With all those restaurants and all that television, you could categorize Conant as a celebrity chef, but he’s quick to disagree.
“I think the day you hear me refer to myself as a celebrity chef … forget about it.” He says that last bit as a single word, like he’s walked straight out of that scene from “Donnie Brasco.” “I don’t think of myself as famous. Listen, I’ve always prided myself on being a good cook.” He twirls a bit of bucatini onto his fork and takes a bite. “Oh, my God, that’s good.”
Rather, Conant refers to himself as an “old school” guy, a guy who grew up in Connecticut, and started in the kitchen as a dishwasher when he was in high school, working 60 hours a week for $5 an hour.
Felix
A couple of hours later, Conant takes in the crowd at Felix, chef Evan Funke’s new pasta palace on Abbot Kinney Boulevard in Venice.

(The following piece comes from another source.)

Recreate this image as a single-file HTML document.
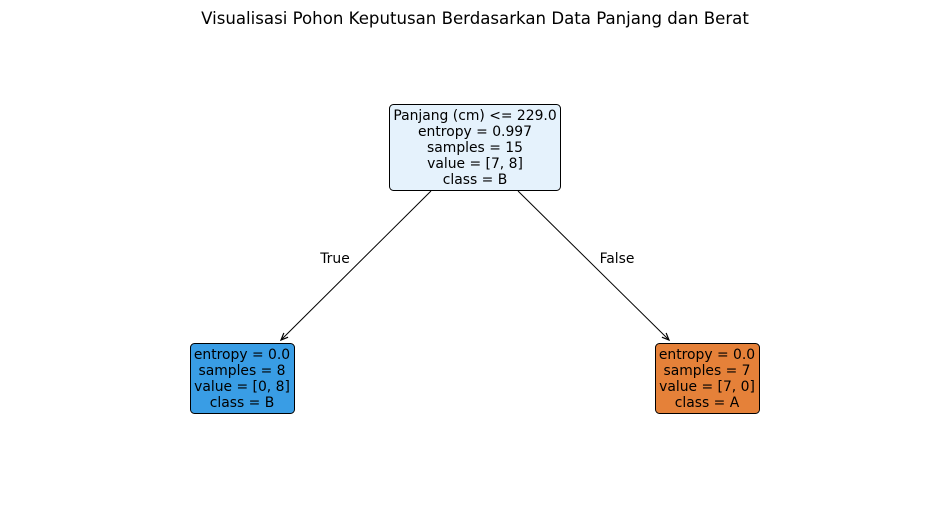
<!DOCTYPE html>
<html><head><style>body{margin:0;background:#fff}</style></head><body>
<svg width="950" height="504" xmlns="http://www.w3.org/2000/svg" font-family="DejaVu Sans, sans-serif">
<rect width="950" height="504" fill="#fff"/>
<text x="475" y="24" font-size="16.6" text-anchor="middle" fill="#000">Visualisasi Pohon Keputusan Berdasarkan Data Panjang dan Berat</text>
<defs><marker id="a" markerWidth="10" markerHeight="10" refX="8" refY="4" orient="auto" markerUnits="userSpaceOnUse"><path d="M1,1 L8,4 L1,7" fill="none" stroke="#000" stroke-width="1.2"/></marker></defs>
<line x1="431" y1="191" x2="281" y2="340" stroke="#000" stroke-width="1" marker-end="url(#a)"/>
<line x1="518" y1="191" x2="669" y2="340" stroke="#000" stroke-width="1" marker-end="url(#a)"/>
<text x="335" y="263" font-size="13.9" text-anchor="middle">True</text>
<text x="617" y="263" font-size="13.9" text-anchor="middle">False</text>
<rect x="389.5" y="104.5" width="171" height="86" rx="4" fill="#e5f2fc" stroke="#000"/>
<g font-size="13.9" text-anchor="middle">
<text x="475" y="120">Panjang (cm) &lt;= 229.0</text>
<text x="475" y="136">entropy = 0.997</text>
<text x="475" y="152">samples = 15</text>
<text x="475" y="168">value = [7, 8]</text>
<text x="475" y="184">class = B</text>
</g>
<rect x="190.5" y="343.5" width="104" height="70" rx="4" fill="#399de5" stroke="#000"/>
<g font-size="13.9" text-anchor="middle">
<text x="242" y="359">entropy = 0.0</text>
<text x="242" y="375">samples = 8</text>
<text x="242" y="391">value = [0, 8]</text>
<text x="242" y="407">class = B</text>
</g>
<rect x="655.5" y="343.5" width="104" height="70" rx="4" fill="#e58139" stroke="#000"/>
<g font-size="13.9" text-anchor="middle">
<text x="707" y="359">entropy = 0.0</text>
<text x="707" y="375">samples = 7</text>
<text x="707" y="391">value = [7, 0]</text>
<text x="707" y="407">class = A</text>
</g>
</svg>
</body></html>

He takes a seat across from Funke’s pasta laboratory, a brightly lighted box in the center of the dining room, where Funke stands for hours surrounded by flour, kneading and cutting his fresh pastas.

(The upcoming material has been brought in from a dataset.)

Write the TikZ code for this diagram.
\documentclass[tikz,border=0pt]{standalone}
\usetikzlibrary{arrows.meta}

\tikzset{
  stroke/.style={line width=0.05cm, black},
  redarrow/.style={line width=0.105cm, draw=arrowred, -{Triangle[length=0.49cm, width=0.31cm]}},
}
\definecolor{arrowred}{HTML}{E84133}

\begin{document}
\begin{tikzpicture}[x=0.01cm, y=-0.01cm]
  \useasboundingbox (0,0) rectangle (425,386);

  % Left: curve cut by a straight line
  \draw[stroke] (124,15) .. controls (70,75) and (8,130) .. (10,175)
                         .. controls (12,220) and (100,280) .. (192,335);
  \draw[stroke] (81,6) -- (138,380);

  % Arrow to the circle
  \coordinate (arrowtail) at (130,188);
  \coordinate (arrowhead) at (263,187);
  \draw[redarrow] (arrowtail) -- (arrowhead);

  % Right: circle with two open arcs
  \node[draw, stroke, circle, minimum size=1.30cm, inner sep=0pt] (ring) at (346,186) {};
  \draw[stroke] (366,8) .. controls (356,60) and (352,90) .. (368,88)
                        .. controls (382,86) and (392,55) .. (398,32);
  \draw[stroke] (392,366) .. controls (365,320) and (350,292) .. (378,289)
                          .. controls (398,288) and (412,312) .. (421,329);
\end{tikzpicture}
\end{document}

Conant agrees to let Funke feed him, then settles in for a procession of 12 bowls of pasta — every one on the menu. First, Conant swoons over the pappardelle, delicate sheets of pasta in a ragu Bolognese “vecchia scuola” with 48-month Parmigiano-Reggiano.
“The texture is silken and smooth and not too dense,” he says as he lifts a ribbon of pasta. “So good, that pappardelle. Forget about it.”
The tonnarelli cacio e pepe arrives and Conant leans in to smell the plate. “You smell that pasta? You smell that flour? There’s something so comforting and warm about that.”
The trofie, tight little screws of pasta coated in a bright green pesto Genovese with pecornio di malga elicit exclamations of profanity from Conant, who even on his 15th bowl of the day, can’t help but go in for another bite. “I’m not ready to tap out,” he says. “This is good … “
Conant handles the remaining rigatoni all’Amatriciana; orecchiette with sausage; and gnocchetti in an oxtail ragu napoletana like a champ, trying more than a little of each before proclaiming Funke a “pasta master.”
The next morning Conant will leave to go back to Arizona for a few days, where he has recently moved his wife and two children, and where he has another one of his restaurants, Mora. Then he’ll head to New York City to check on Fusco.
“When I was a young cook, none of this was in the cards,” says Conant of his growing restaurant empire. “I said, maybe at the end of my career I can have a piece of a restaurant on the Upper East Side and toil away in the kitchen every night. I can’t imagine a worse existence than being shackled to one restaurant. It’s not my personality.
“OK, I’m done,” he finally proclaims around 10:30 p.m. “I have eaten more pasta than I have in six months, but every one was worth it.”